Lower courts back employer
A federal district court ruled against him, finding that the requested exemption would create an undue hardship for the postal service.
The U.S. Court of Appeals for the Third Circuit agreed. It said that excusing Groff from working on Sundays would result in an undue hardship for the postal service. As a result, there was no unlawful denial of a religious accommodation and no violation of Title VII, the appeals court ruled.
The lower court rulings were guided by a 1977 U.S. Supreme Court ruling that said an employer can prove undue hardship in Title VII religious accommodations cases by showing that granting the requested accommodation would impose more than a “de minimis” cost – which essentially means more than just a little.
Here, the lower courts said that standard was met. The requested accommodation imposed on Groff’s co-workers, disrupted the workplace and hurt employee morale, the appeals court pointed out. “The impact on the workplace here … far surpasses a de minimis burden,” it added.
The de minimis undue hardship standard in religious accommodation cases stands in stark contrast to the undue hardship standard that applies in reasonable accommodation cases brought under the Americans with Disabilities Act. The latter standard requires employers to show that granting a requested accommodation would result in significant difficulty or expense.

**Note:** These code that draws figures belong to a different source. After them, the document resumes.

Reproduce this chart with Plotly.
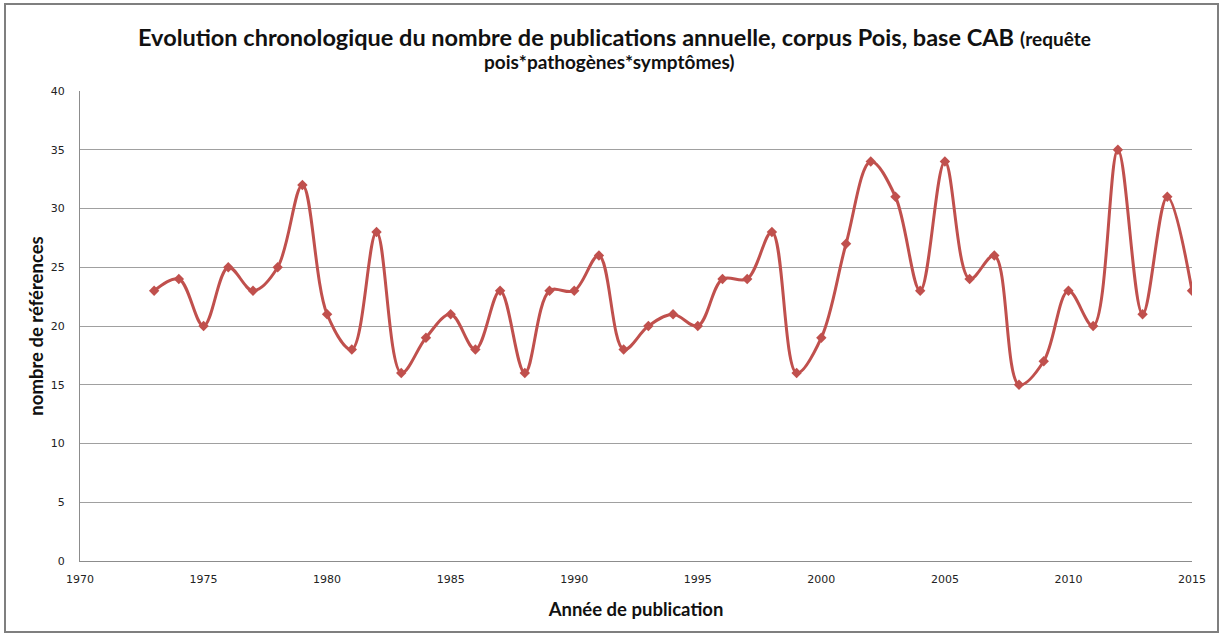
import plotly.graph_objects as go

years = list(range(1973, 2016))
values = [23, 24, 20, 25, 23, 25, 32, 21, 18, 28, 16, 19, 21, 18, 23, 16, 23, 23, 26, 18,
          20, 21, 20, 24, 24, 28, 16, 19, 27, 34, 31, 23, 34, 24, 26, 15, 17, 23, 20, 35,
          21, 31, 23]
y_ticks = [0, 5, 10, 15, 20, 25, 30, 35, 40]
x_ticks = [1970, 1975, 1980, 1985, 1990, 1995, 2000, 2005, 2010, 2015]

title_main = "Evolution chronologique du nombre de publications annuelle, corpus Pois, base CAB"
title_tail = "(requête"
title_line2 = "pois*pathogènes*symptômes)"

fig = go.Figure()
fig.add_trace(go.Scatter(
    x=years, y=values, mode="lines+markers",
    line=dict(color="#C0504D", width=3, shape="spline", smoothing=1.0),
    marker=dict(symbol="diamond", size=8, color="#C0504D"),
    showlegend=False,
))

W, H = 1221, 634
L, R, T, B = 80, 29, 91, 73
pw, ph = W - L - R, H - T - B

def px_x(x):
    return (x - L) / pw

def px_y(y):
    return (H - B - y) / ph

fig.update_layout(
    width=W, height=H,
    margin=dict(l=L, r=R, t=T, b=B),
    paper_bgcolor="white", plot_bgcolor="white",
    font=dict(family="DejaVu Sans", color="#333333"),
    xaxis=dict(range=[1970, 2015], tickvals=x_ticks, showgrid=False,
               showline=True, linecolor="#8c8c8c", linewidth=1, ticks="",
               ticklabelstandoff=8,
               tickfont=dict(size=11, color="#222222"), zeroline=False,
               title=dict(text="<b>Année de publication</b>",
                          font=dict(family="Lato", size=18.5, color="#111111"), standoff=17)),
    yaxis=dict(range=[0, 40], tickvals=y_ticks, showgrid=True, gridcolor="#a0a0a0",
               gridwidth=1, showline=True, linecolor="#8c8c8c", linewidth=1, ticks="",
               ticklabelstandoff=12,
               tickfont=dict(size=11, color="#222222"), zeroline=False,
               title=dict(text="<b>nombre de références</b>",
                          font=dict(family="Lato", size=18.5, color="#111111"), standoff=2)),
    annotations=[
        dict(xref="paper", yref="paper", x=px_x(614), y=px_y(37),
             text="<b>" + title_main + "</b> <b><span style='font-size:19px'>" + title_tail + "</span></b>",
             showarrow=False, font=dict(family="Lato", size=23.5, color="#111111"),
             xanchor="center", yanchor="middle"),
        dict(xref="paper", yref="paper", x=px_x(609), y=px_y(61),
             text="<b>" + title_line2 + "</b>",
             showarrow=False, font=dict(family="Lato", size=19, color="#111111"),
             xanchor="center", yanchor="middle"),
    ],
    shapes=[
        dict(type="rect", xref="paper", yref="paper",
             x0=px_x(5), x1=px_x(1218), y0=px_y(632), y1=px_y(4),
             line=dict(color="#7f7f7f", width=2), fillcolor="rgba(0,0,0,0)", layer="below"),
    ],
)

fig.write_html("out.html", config={"displayModeBar": False},
               post_script="document.body.style.margin='0px';document.body.style.padding='0px';")
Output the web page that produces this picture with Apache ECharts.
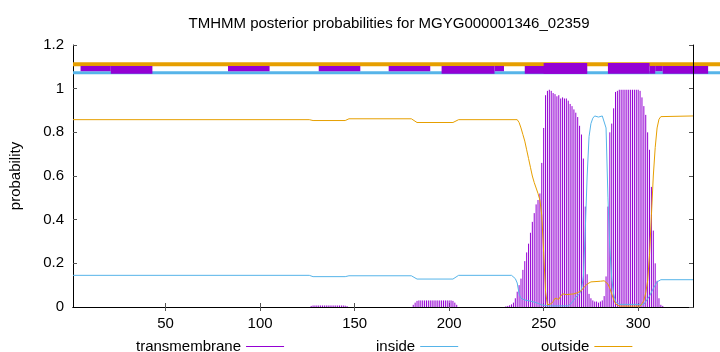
<!DOCTYPE html>
<html><head><meta charset="utf-8">
<script src="https://cdn.jsdelivr.net/npm/echarts@6/dist/echarts.min.js"></script>
<style>html,body{margin:0;padding:0;background:#fff}#c{width:720px;height:352px}</style>
</head><body><div id="c"></div>
<script>
const titleText = 'TMHMM posterior probabilities for MGYG000001346_02359';
const seriesNames = ['transmembrane', 'inside', 'outside'];
const xTicks = [50, 100, 150, 200, 250, 300];
const seqStart = 1;
const seqEnd = 329;

// transmembrane posterior (impulses), [residue, probability]
const transmembrane = [
  [127,0.005],[128,0.007],[129,0.007],[130,0.007],[131,0.007],[132,0.007],[133,0.007],[134,0.007],[135,0.007],[136,0.007],
  [137,0.007],[138,0.007],[139,0.007],[140,0.007],[141,0.007],[142,0.007],[143,0.007],[144,0.007],[145,0.006],[146,0.004],
  [181,0.01],[182,0.02],[183,0.028],[184,0.03],[185,0.03],[186,0.03],[187,0.03],[188,0.03],[189,0.03],[190,0.03],
  [191,0.03],[192,0.03],[193,0.03],[194,0.03],[195,0.03],[196,0.03],[197,0.03],[198,0.03],[199,0.03],[200,0.03],
  [201,0.03],[202,0.028],[203,0.02],[204,0.01],
  [230,0.003],[231,0.005],[232,0.008],[233,0.012],[234,0.02],[235,0.04],[236,0.07],[237,0.1],[238,0.13],[239,0.17],
  [240,0.21],[241,0.25],[242,0.29],[243,0.34],[244,0.39],[245,0.43],[246,0.47],[247,0.49],[248,0.52],[249,0.66],
  [250,0.82],[251,0.97],[252,0.99],[253,0.995],[254,0.99],[255,0.98],[256,0.975],[257,0.965],[258,0.97],[259,0.955],
  [260,0.96],[261,0.955],[262,0.955],[263,0.945],[264,0.93],[265,0.92],[266,0.905],[267,0.89],[268,0.87],[269,0.83],
  [270,0.79],[271,0.68],[272,0.46],[273,0.15],[274,0.06],[275,0.04],[276,0.03],[277,0.025],[278,0.025],[279,0.02],
  [280,0.025],[281,0.03],[282,0.05],[283,0.14],[284,0.46],[285,0.8],[286,0.84],[287,0.91],[288,0.985],[289,0.99],
  [290,0.995],[291,0.995],[292,0.995],[293,0.995],[294,0.995],[295,0.995],[296,0.995],[297,0.995],[298,0.995],[299,0.995],
  [300,0.995],[301,0.99],[302,0.96],[303,0.92],[304,0.88],[305,0.8],[306,0.72],[307,0.55],[308,0.35],[309,0.2],
  [310,0.12],[311,0.04],[312,0.01],[313,0.005]
];

// inside posterior, [residue, probability]
const inside = [
  [1,0.145],[126,0.145],[128,0.139],[145,0.139],[147,0.143],[180,0.143],[183,0.128],[202,0.128],[205,0.145],[233,0.145],
  [234,0.14],[235,0.13],[236,0.11],[237,0.06],[238,0.04],[240,0.032],[243,0.027],[246,0.02],[249,0.01],[252,0.005],
  [263,0.005],[265,0.02],[267,0.045],[269,0.06],[270,0.08],[271,0.14],[272,0.35],[273,0.6],[274,0.78],[275,0.84],
  [276,0.865],[277,0.875],[279,0.87],[281,0.875],[282,0.87],[283,0.82],[284,0.5],[285,0.27],[286,0.13],[287,0.06],
  [288,0.025],[290,0.012],[303,0.012],[304,0.025],[306,0.05],[308,0.085],[310,0.115],[312,0.125],[329,0.125]
];

// outside posterior, [residue, probability]
const outside = [
  [1,0.858],[126,0.858],[128,0.854],[145,0.854],[147,0.862],[180,0.862],[183,0.845],[202,0.845],[205,0.858],[236,0.858],
  [237,0.845],[238,0.82],[239,0.79],[240,0.76],[241,0.72],[242,0.68],[243,0.64],[244,0.6],[245,0.57],[246,0.545],
  [247,0.52],[248,0.49],[249,0.42],[250,0.25],[251,0.07],[252,0.01],[253,0.005],[254,0.015],[255,0.025],[256,0.04],
  [257,0.04],[258,0.035],[259,0.05],[260,0.06],[262,0.057],[266,0.06],[268,0.066],[270,0.075],[271,0.087],[273,0.105],
  [275,0.115],[280,0.118],[282,0.12],[283,0.115],[284,0.105],[285,0.085],[286,0.06],[287,0.035],[288,0.015],[290,0.004],
  [301,0.004],[302,0.015],[303,0.03],[304,0.065],[305,0.12],[306,0.24],[307,0.42],[308,0.6],[309,0.73],[310,0.82],
  [311,0.86],[312,0.872],[329,0.875]
];

// topology band segments [start residue, end residue]
const bandOutside = [[1,345]];
const bandInside = [[1,345]];
const bandTmThin = [[5,21],[83,105],[131,153],[168,190],[224,229],[309,313]];
const bandTmMid = [[21,43],[196,224],[240,273],[306,309],[313,337]];
const bandTmTall = [[250,273],[284,306]];

const COLORS = { tm: '#9400d3', inside: '#56b4e9', outside: '#e69f00' };
const FONT = 'Liberation Sans, Arial, sans-serif';

function bandSeries(data, lo, hi, color) {
  return {
    type: 'custom', data: data, clip: false, silent: true, z: 3,
    encode: { x: [0, 1] },
    renderItem: function (params, api) {
      const a = api.coord([api.value(0), hi]);
      const b = api.coord([api.value(1), lo]);
      return { type: 'rect', shape: { x: a[0], y: a[1], width: b[0] - a[0], height: b[1] - a[1] }, style: { fill: color } };
    }
  };
}

const chart = echarts.init(document.getElementById('c'), null, { renderer: 'canvas' });
const legendBase = {
  orient: 'horizontal', align: 'right', top: 334, itemWidth: 38, itemHeight: 1,
  textStyle: { color: '#000', fontSize: 15, fontFamily: FONT }, selectedMode: false
};
chart.setOption({
  animation: false,
  backgroundColor: '#fff',
  title: {
    text: titleText, left: 384, top: 11, textAlign: 'center',
    textStyle: { color: '#000', fontSize: 15, fontWeight: 'normal', fontFamily: FONT }
  },
  grid: { left: 73, right: 27, top: 45, bottom: 45, containLabel: false },
  legend: [
    Object.assign({}, legendBase, { left: 131, data: [{ name: seriesNames[0], icon: 'rect', itemStyle: { color: COLORS.tm } }] }),
    Object.assign({}, legendBase, { left: 371, data: [{ name: seriesNames[1], icon: 'rect', itemStyle: { color: COLORS.inside } }] }),
    Object.assign({}, legendBase, { left: 536, data: [{ name: seriesNames[2], icon: 'rect', itemStyle: { color: COLORS.outside } }] })
  ],
  xAxis: [
    {
      type: 'value', min: seqStart, max: seqEnd, position: 'bottom',
      axisLine: { show: true, lineStyle: { color: '#000', width: 1 } },
      axisTick: { show: true, inside: true, length: 4, customValues: xTicks, lineStyle: { color: '#555' } },
      axisLabel: { customValues: xTicks, margin: 9, color: '#000', fontSize: 15, fontFamily: FONT },
      splitLine: { show: false }
    },
    {
      type: 'value', min: seqStart, max: seqEnd, position: 'top', z: 6,
      axisLine: { show: true, lineStyle: { color: '#000', width: 1 } },
      axisTick: { show: true, inside: true, length: 4, customValues: xTicks, lineStyle: { color: '#555' } },
      axisLabel: { show: false }, splitLine: { show: false }
    }
  ],
  yAxis: [
    {
      type: 'value', min: 0, max: 1.2, interval: 0.2, position: 'left',
      name: 'probability', nameLocation: 'middle', nameGap: 50,
      nameTextStyle: { color: '#000', fontSize: 15, fontFamily: FONT },
      axisLine: { show: true, lineStyle: { color: '#000', width: 1 } },
      axisTick: { show: true, inside: true, length: 4, lineStyle: { color: '#555' } },
      axisLabel: { margin: 9, color: '#000', fontSize: 15, fontFamily: FONT },
      splitLine: { show: false }
    },
    {
      type: 'value', min: 0, max: 1.2, interval: 0.2, position: 'right', z: 6,
      axisLine: { show: true, lineStyle: { color: '#000', width: 1 } },
      axisTick: { show: true, inside: true, length: 4, lineStyle: { color: '#555' } },
      axisLabel: { show: false }, splitLine: { show: false }
    }
  ],
  series: [
    {
      name: seriesNames[0], type: 'custom', data: transmembrane, z: 2,
      itemStyle: { color: COLORS.tm },
      encode: { x: 0, y: 1 },
      renderItem: function (params, api) {
        const p0 = api.coord([api.value(0), 0]);
        const p1 = api.coord([api.value(0), api.value(1)]);
        return { type: 'line', shape: { x1: p0[0], y1: p0[1], x2: p1[0], y2: p1[1] }, style: { stroke: COLORS.tm, lineWidth: 1 } };
      }
    },
    {
      name: seriesNames[1], type: 'line', data: inside, showSymbol: false, z: 3,
      itemStyle: { color: COLORS.inside }, lineStyle: { color: COLORS.inside, width: 1 }
    },
    {
      name: seriesNames[2], type: 'line', data: outside, showSymbol: false, z: 3,
      itemStyle: { color: COLORS.outside }, lineStyle: { color: COLORS.outside, width: 1 }
    },
    bandSeries(bandOutside, 1.103, 1.121, COLORS.outside),
    bandSeries(bandInside, 1.066, 1.080, COLORS.inside),
    bandSeries(bandTmThin, 1.080, 1.104, COLORS.tm),
    bandSeries(bandTmMid, 1.0687, 1.104, COLORS.tm),
    bandSeries(bandTmTall, 1.0687, 1.1177, COLORS.tm)
  ]
});
</script></body></html>
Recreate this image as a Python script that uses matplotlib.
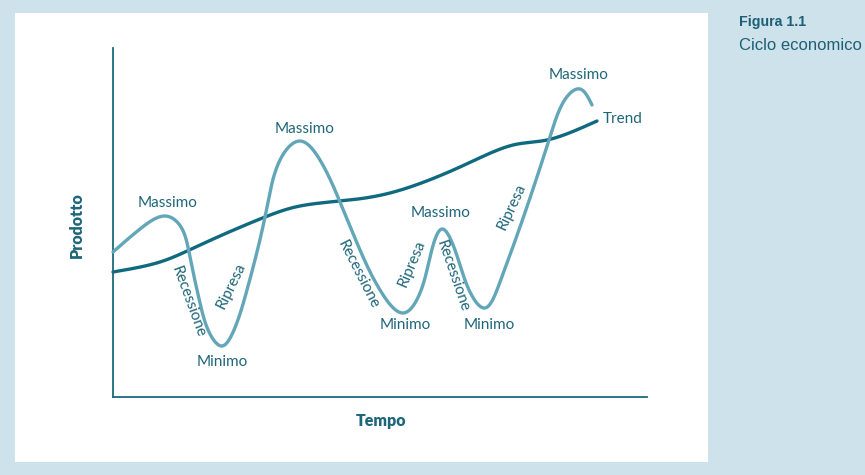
import numpy as np
import matplotlib
matplotlib.use("Agg")
import matplotlib.pyplot as plt
from matplotlib.patches import Rectangle

# ---- data (time, output) ----
cycle_t = [0, 27, 52, 68, 77, 87, 97, 109, 121, 134, 152, 167, 187, 207, 227, 247, 267,
           290, 307, 318, 329, 342, 357, 372, 387, 407, 435, 453, 467, 479]
cycle_y = [145, 168, 181, 170, 140, 94, 63, 51, 67, 107, 180, 237, 256, 237, 195, 147, 107,
           84, 104, 144, 168, 147, 105, 89, 115, 170, 254, 299, 308, 292]

trend_t = [0, 47, 87, 152, 187, 227, 277, 347, 400, 434, 484]
trend_y = [125, 135, 152, 180, 191, 196, 204, 230, 252, 257, 276]

peak_labels = ["Massimo", "Massimo", "Massimo", "Massimo"]
peak_pos = [(55, 194), (192, 268), (328, 184), (466, 322)]
trough_labels = ["Minimo", "Minimo", "Minimo"]
trough_pos = [(109, 35), (292, 72), (376, 72)]
phase_labels = ["Recessione", "Ripresa", "Recessione", "Ripresa", "Recessione", "Ripresa"]
phase_pos = [(75, 95), (118, 111), (245, 122), (299, 134), (340, 121), (399, 190)]
phase_rot = [-70, 64, -63, 67, -71, 65]
trend_label = "Trend"
trend_label_pos = (490, 278)
x_label = "Tempo"
y_label = "Prodotto"
fig_title = "Figura 1.1"
fig_subtitle = "Ciclo economico"


def _natural_spline(s, v, ss):
    n = len(s)
    h = np.diff(s)
    A = np.zeros((n, n))
    r = np.zeros(n)
    A[0, 0] = A[-1, -1] = 1.0
    for i in range(1, n - 1):
        A[i, i - 1] = h[i - 1]
        A[i, i] = 2 * (h[i - 1] + h[i])
        A[i, i + 1] = h[i]
        r[i] = 6 * ((v[i + 1] - v[i]) / h[i] - (v[i] - v[i - 1]) / h[i - 1])
    M = np.linalg.solve(A, r)
    idx = np.clip(np.searchsorted(s, ss) - 1, 0, n - 2)
    s0, s1 = s[idx], s[idx + 1]
    hh = s1 - s0
    a = (s1 - ss) / hh
    b = (ss - s0) / hh
    return (a * v[idx] + b * v[idx + 1]
            + ((a ** 3 - a) * M[idx] + (b ** 3 - b) * M[idx + 1]) * hh ** 2 / 6)


def smooth(x, y, n=1500, alpha=0.5):
    """Parametric natural cubic spline through the given points (rendering only)."""
    x = np.asarray(x, float)
    y = np.asarray(y, float)
    d = np.hypot(np.diff(x), np.diff(y)) ** alpha
    s = np.concatenate([[0], np.cumsum(d)])
    ss = np.linspace(0, s[-1], n)
    return _natural_spline(s, x, ss), _natural_spline(s, y, ss)


W, H = 865, 475
BG = "#cde2ea"
TEXT = "#1e6679"
CYCLE = "#62a6b8"
TREND = "#0f6a80"
SPINE = "#1b6a7d"
FONT = "Lato"

fig = plt.figure(figsize=(W / 100, H / 100), dpi=100, facecolor=BG)
fig.patches.append(Rectangle((15 / W, 1 - 462 / H), (708 - 15) / W, (462 - 13) / H,
                             transform=fig.transFigure, facecolor="white",
                             edgecolor="none", zorder=-10))

ax = fig.add_axes([113 / W, 1 - 397 / H, 534 / W, 349 / H])
ax.set_zorder(5)
ax.set_facecolor("none")
ax.set_xlim(0, 534)
ax.set_ylim(0, 349)
for s in ["top", "right"]:
    ax.spines[s].set_visible(False)
for s in ["left", "bottom"]:
    ax.spines[s].set_color(SPINE)
    ax.spines[s].set_linewidth(1.3)
ax.set_xticks([])
ax.set_yticks([])

tx, ty = smooth(trend_t, trend_y)
ax.plot(tx, ty, color=TREND, lw=2.4, solid_capstyle="round", clip_on=False, zorder=2)
cx, cy = smooth(cycle_t, cycle_y)
ax.plot(cx, cy, color=CYCLE, lw=2.4, solid_capstyle="round", clip_on=False, zorder=3)

fs = 11
for lab, (x, y) in zip(peak_labels, peak_pos):
    ax.text(x, y, lab, ha="center", va="center", fontsize=fs, color=TEXT, family=FONT)
for lab, (x, y) in zip(trough_labels, trough_pos):
    ax.text(x, y, lab, ha="center", va="center", fontsize=fs, color=TEXT, family=FONT)
for lab, (x, y), r in zip(phase_labels, phase_pos, phase_rot):
    ax.text(x, y, lab, ha="center", va="center", rotation=r, rotation_mode="anchor",
            fontsize=fs, color=TEXT, family=FONT)
ax.text(trend_label_pos[0], trend_label_pos[1], trend_label, ha="left", va="center",
        fontsize=fs, color=TEXT, family=FONT)

fig.text(381 / W, 1 - 421 / H, x_label, ha="center", va="center", fontsize=11.5,
         fontweight="heavy", color=TEXT, family=FONT)
fig.text(77 / W, 1 - 225 / H, y_label, ha="center", va="center", rotation=90,
         fontsize=11.5, fontweight="heavy", color=TEXT, family=FONT)

fig.text(739 / W, 1 - 22 / H, fig_title, ha="left", va="center", fontsize=10.2,
         fontweight="bold", color="#1d5f76", family="Liberation Sans")
fig.text(739 / W, 1 - 45 / H, fig_subtitle, ha="left", va="center", fontsize=12,
         color="#1d5f76", family="Liberation Sans")

fig.savefig("out.png", dpi=100, facecolor=BG)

In mid-January, the Supreme Court accepted Groff’s petition for further review and is now set to answer two related questions:
- Whether the currently applicable, employer-friendly de minimis should be retained, and
- Whether an employer should be able to establish undue hardship just by showing that an accommodation would burden the requesting employee’s co-workers rather than the business itself.
Reading the tea leaves
The current makeup of the high court – which can fairly be described as having a clear conservative majority – indicates that it is likely to refine or abandon the current accommodation standard in favor of one that imposes a greater duty on employers to accommodate religious accommodation requests.
Another indication that a duty-expanding change is looming: In 2020, three of the high court’s conservative justices (Alito, Thomas and Gorsuch) expressly argued that the current standard should be reconsidered. That argument, delivered while concurring with a decision to deny review in a different case, said the current standard “does not represent the most likely interpretation of the statutory term ‘undue hardship.’”
One final, less persuasive indicator that a more employee-friendly religious accommodation standard is on the way: In June, the Supreme Court ruled that a high school football coach could pray on the field after games.
The Groff case is expected to be argued in April, and a decision is likely to be issued by the end of June.
Groff v. DeJoy, No. 21-1900 (U.S. cert. granted 1/13/23).